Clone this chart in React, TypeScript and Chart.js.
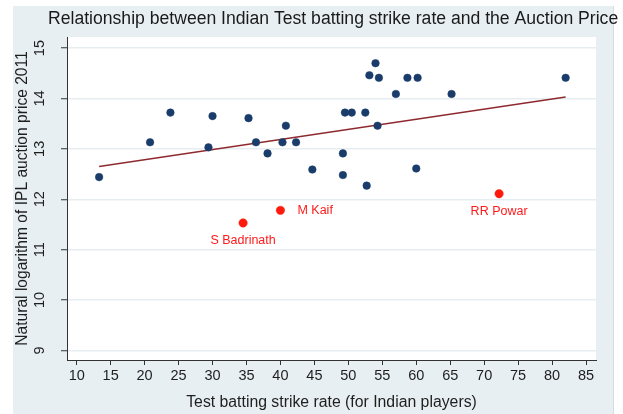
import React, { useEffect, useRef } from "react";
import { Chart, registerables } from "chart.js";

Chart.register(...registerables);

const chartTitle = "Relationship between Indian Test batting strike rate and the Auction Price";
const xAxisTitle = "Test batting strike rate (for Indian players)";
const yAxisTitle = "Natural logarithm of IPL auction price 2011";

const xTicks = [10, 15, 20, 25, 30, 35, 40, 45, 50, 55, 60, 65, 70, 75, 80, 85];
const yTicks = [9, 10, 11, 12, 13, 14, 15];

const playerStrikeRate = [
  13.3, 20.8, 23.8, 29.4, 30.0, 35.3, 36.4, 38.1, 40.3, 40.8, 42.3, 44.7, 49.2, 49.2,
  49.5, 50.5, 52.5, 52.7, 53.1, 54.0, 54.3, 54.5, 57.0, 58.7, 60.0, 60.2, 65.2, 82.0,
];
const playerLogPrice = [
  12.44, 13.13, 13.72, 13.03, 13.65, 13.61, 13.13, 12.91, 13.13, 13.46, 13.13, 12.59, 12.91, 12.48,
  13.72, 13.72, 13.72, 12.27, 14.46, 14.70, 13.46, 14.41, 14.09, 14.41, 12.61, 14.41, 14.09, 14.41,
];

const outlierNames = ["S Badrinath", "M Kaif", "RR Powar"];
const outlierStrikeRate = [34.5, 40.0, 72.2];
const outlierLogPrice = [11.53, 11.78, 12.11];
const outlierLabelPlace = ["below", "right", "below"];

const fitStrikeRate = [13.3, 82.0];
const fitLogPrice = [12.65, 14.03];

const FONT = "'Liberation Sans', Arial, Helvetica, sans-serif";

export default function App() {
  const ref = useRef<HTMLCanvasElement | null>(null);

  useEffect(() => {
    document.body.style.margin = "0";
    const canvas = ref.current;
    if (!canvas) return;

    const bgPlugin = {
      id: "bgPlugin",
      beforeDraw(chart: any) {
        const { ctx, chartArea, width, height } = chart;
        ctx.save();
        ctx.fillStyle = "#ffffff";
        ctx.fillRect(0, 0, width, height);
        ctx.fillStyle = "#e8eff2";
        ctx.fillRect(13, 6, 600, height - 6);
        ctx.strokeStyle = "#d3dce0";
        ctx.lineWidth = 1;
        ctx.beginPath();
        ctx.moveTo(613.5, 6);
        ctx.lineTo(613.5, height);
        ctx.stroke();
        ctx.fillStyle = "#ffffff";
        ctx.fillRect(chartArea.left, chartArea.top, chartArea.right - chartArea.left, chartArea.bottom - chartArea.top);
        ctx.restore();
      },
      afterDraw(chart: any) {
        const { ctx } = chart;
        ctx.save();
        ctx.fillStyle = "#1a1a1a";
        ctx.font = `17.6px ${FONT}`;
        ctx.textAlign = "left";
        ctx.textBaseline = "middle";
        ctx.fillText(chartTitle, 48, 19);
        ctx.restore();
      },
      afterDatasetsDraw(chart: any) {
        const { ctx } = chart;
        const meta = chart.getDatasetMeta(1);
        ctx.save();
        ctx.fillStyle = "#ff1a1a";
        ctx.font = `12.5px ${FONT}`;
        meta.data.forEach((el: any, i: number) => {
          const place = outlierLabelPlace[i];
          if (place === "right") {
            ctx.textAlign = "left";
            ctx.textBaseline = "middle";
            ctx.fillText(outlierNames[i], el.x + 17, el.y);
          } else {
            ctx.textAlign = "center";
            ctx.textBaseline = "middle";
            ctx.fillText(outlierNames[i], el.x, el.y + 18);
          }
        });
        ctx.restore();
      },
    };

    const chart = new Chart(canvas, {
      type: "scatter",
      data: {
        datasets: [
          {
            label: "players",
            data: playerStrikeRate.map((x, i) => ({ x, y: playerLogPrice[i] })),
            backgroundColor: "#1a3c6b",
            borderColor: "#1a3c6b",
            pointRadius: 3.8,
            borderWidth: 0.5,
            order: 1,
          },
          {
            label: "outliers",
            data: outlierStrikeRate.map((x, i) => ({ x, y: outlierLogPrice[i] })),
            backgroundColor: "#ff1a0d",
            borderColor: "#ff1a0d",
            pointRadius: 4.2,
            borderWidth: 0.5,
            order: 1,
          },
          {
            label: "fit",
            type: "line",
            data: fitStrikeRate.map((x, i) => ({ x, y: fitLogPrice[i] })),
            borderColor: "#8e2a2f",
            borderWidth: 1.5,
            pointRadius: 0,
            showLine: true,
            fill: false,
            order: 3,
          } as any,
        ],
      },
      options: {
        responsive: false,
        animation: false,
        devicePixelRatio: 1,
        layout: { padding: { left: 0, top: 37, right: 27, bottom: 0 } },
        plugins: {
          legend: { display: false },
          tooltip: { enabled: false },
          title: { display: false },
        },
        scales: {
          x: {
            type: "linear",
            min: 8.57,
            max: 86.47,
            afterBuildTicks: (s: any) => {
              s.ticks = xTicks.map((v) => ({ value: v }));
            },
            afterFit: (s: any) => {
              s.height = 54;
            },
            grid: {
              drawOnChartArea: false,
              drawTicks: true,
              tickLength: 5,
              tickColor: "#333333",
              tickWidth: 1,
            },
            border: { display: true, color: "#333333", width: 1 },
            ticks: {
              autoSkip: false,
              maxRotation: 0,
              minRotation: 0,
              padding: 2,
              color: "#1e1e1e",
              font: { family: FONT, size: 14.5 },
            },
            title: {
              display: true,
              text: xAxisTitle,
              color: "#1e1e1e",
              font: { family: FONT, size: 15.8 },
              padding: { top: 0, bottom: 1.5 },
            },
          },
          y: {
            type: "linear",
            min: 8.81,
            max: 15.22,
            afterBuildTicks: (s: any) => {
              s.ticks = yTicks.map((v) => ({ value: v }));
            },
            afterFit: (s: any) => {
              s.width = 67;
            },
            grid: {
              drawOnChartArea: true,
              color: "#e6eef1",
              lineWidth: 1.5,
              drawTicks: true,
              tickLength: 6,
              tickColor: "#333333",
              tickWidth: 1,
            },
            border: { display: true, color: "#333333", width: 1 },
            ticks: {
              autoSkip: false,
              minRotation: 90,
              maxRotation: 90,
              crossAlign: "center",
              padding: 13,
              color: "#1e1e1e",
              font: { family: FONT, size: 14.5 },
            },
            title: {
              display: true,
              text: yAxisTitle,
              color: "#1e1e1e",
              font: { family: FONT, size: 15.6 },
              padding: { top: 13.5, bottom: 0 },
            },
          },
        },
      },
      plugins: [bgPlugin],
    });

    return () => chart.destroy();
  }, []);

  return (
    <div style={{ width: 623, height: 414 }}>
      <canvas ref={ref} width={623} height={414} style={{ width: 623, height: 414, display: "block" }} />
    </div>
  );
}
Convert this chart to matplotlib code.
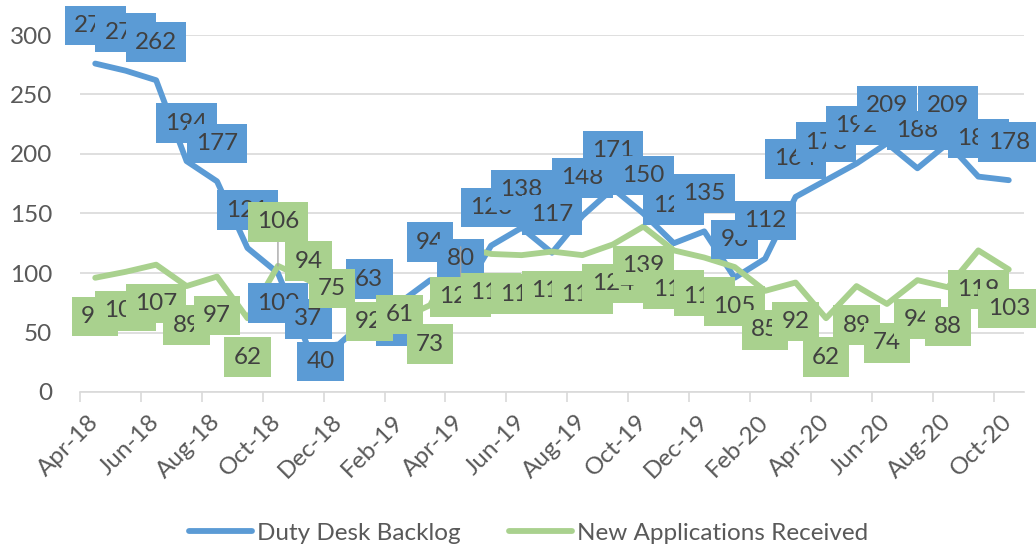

═══

Exercise – Quote the material word for word, dropping any images it holds.

The answer –
Clone this chart in React, TypeScript and Chart.js.
import React, { useEffect, useRef } from "react";
import { Chart, registerables } from "chart.js";

Chart.register(...registerables);

const chartTitle = "Relationship between Indian Test batting strike rate and the Auction Price";
const xAxisTitle = "Test batting strike rate (for Indian players)";
const yAxisTitle = "Natural logarithm of IPL auction price 2011";

const xTicks = [10, 15, 20, 25, 30, 35, 40, 45, 50, 55, 60, 65, 70, 75, 80, 85];
const yTicks = [9, 10, 11, 12, 13, 14, 15];

const playerStrikeRate = [
  13.3, 20.8, 23.8, 29.4, 30.0, 35.3, 36.4, 38.1, 40.3, 40.8, 42.3, 44.7, 49.2, 49.2,
  49.5, 50.5, 52.5, 52.7, 53.1, 54.0, 54.3, 54.5, 57.0, 58.7, 60.0, 60.2, 65.2, 82.0,
];
const playerLogPrice = [
  12.44, 13.13, 13.72, 13.03, 13.65, 13.61, 13.13, 12.91, 13.13, 13.46, 13.13, 12.59, 12.91, 12.48,
  13.72, 13.72, 13.72, 12.27, 14.46, 14.70, 13.46, 14.41, 14.09, 14.41, 12.61, 14.41, 14.09, 14.41,
];

const outlierNames = ["S Badrinath", "M Kaif", "RR Powar"];
const outlierStrikeRate = [34.5, 40.0, 72.2];
const outlierLogPrice = [11.53, 11.78, 12.11];
const outlierLabelPlace = ["below", "right", "below"];

const fitStrikeRate = [13.3, 82.0];
const fitLogPrice = [12.65, 14.03];

const FONT = "'Liberation Sans', Arial, Helvetica, sans-serif";

export default function App() {
  const ref = useRef<HTMLCanvasElement | null>(null);

  useEffect(() => {
    document.body.style.margin = "0";
    const canvas = ref.current;
    if (!canvas) return;

    const bgPlugin = {
      id: "bgPlugin",
      beforeDraw(chart: any) {
        const { ctx, chartArea, width, height } = chart;
        ctx.save();
        ctx.fillStyle = "#ffffff";
        ctx.fillRect(0, 0, width, height);
        ctx.fillStyle = "#e8eff2";
        ctx.fillRect(13, 6, 600, height - 6);
        ctx.strokeStyle = "#d3dce0";
        ctx.lineWidth = 1;
        ctx.beginPath();
        ctx.moveTo(613.5, 6);
        ctx.lineTo(613.5, height);
        ctx.stroke();
        ctx.fillStyle = "#ffffff";
        ctx.fillRect(chartArea.left, chartArea.top, chartArea.right - chartArea.left, chartArea.bottom - chartArea.top);
        ctx.restore();
      },
      afterDraw(chart: any) {
        const { ctx } = chart;
        ctx.save();
        ctx.fillStyle = "#1a1a1a";
        ctx.font = `17.6px ${FONT}`;
        ctx.textAlign = "left";
        ctx.textBaseline = "middle";
        ctx.fillText(chartTitle, 48, 19);
        ctx.restore();
      },
      afterDatasetsDraw(chart: any) {
        const { ctx } = chart;
        const meta = chart.getDatasetMeta(1);
        ctx.save();
        ctx.fillStyle = "#ff1a1a";
        ctx.font = `12.5px ${FONT}`;
        meta.data.forEach((el: any, i: number) => {
          const place = outlierLabelPlace[i];
          if (place === "right") {
            ctx.textAlign = "left";
            ctx.textBaseline = "middle";
            ctx.fillText(outlierNames[i], el.x + 17, el.y);
          } else {
            ctx.textAlign = "center";
            ctx.textBaseline = "middle";
            ctx.fillText(outlierNames[i], el.x, el.y + 18);
          }
        });
        ctx.restore();
      },
    };

    const chart = new Chart(canvas, {
      type: "scatter",
      data: {
        datasets: [
          {
            label: "players",
            data: playerStrikeRate.map((x, i) => ({ x, y: playerLogPrice[i] })),
            backgroundColor: "#1a3c6b",
            borderColor: "#1a3c6b",
            pointRadius: 3.8,
            borderWidth: 0.5,
            order: 1,
          },
          {
            label: "outliers",
            data: outlierStrikeRate.map((x, i) => ({ x, y: outlierLogPrice[i] })),
            backgroundColor: "#ff1a0d",
            borderColor: "#ff1a0d",
            pointRadius: 4.2,
            borderWidth: 0.5,
            order: 1,
          },
          {
            label: "fit",
            type: "line",
            data: fitStrikeRate.map((x, i) => ({ x, y: fitLogPrice[i] })),
            borderColor: "#8e2a2f",
            borderWidth: 1.5,
            pointRadius: 0,
            showLine: true,
            fill: false,
            order: 3,
          } as any,
        ],
      },
      options: {
        responsive: false,
        animation: false,
        devicePixelRatio: 1,
        layout: { padding: { left: 0, top: 37, right: 27, bottom: 0 } },
        plugins: {
          legend: { display: false },
          tooltip: { enabled: false },
          title: { display: false },
        },
        scales: {
          x: {
            type: "linear",
            min: 8.57,
            max: 86.47,
            afterBuildTicks: (s: any) => {
              s.ticks = xTicks.map((v) => ({ value: v }));
            },
            afterFit: (s: any) => {
              s.height = 54;
            },
            grid: {
              drawOnChartArea: false,
              drawTicks: true,
              tickLength: 5,
              tickColor: "#333333",
              tickWidth: 1,
            },
            border: { display: true, color: "#333333", width: 1 },
            ticks: {
              autoSkip: false,
              maxRotation: 0,
              minRotation: 0,
              padding: 2,
              color: "#1e1e1e",
              font: { family: FONT, size: 14.5 },
            },
            title: {
              display: true,
              text: xAxisTitle,
              color: "#1e1e1e",
              font: { family: FONT, size: 15.8 },
              padding: { top: 0, bottom: 1.5 },
            },
          },
          y: {
            type: "linear",
            min: 8.81,
            max: 15.22,
            afterBuildTicks: (s: any) => {
              s.ticks = yTicks.map((v) => ({ value: v }));
            },
            afterFit: (s: any) => {
              s.width = 67;
            },
            grid: {
              drawOnChartArea: true,
              color: "#e6eef1",
              lineWidth: 1.5,
              drawTicks: true,
              tickLength: 6,
              tickColor: "#333333",
              tickWidth: 1,
            },
            border: { display: true, color: "#333333", width: 1 },
            ticks: {
              autoSkip: false,
              minRotation: 90,
              maxRotation: 90,
              crossAlign: "center",
              padding: 13,
              color: "#1e1e1e",
              font: { family: FONT, size: 14.5 },
            },
            title: {
              display: true,
              text: yAxisTitle,
              color: "#1e1e1e",
              font: { family: FONT, size: 15.6 },
              padding: { top: 13.5, bottom: 0 },
            },
          },
        },
      },
      plugins: [bgPlugin],
    });

    return () => chart.destroy();
  }, []);

  return (
    <div style={{ width: 623, height: 414 }}>
      <canvas ref={ref} width={623} height={414} style={{ width: 623, height: 414, display: "block" }} />
    </div>
  );
}
Convert this chart to matplotlib code.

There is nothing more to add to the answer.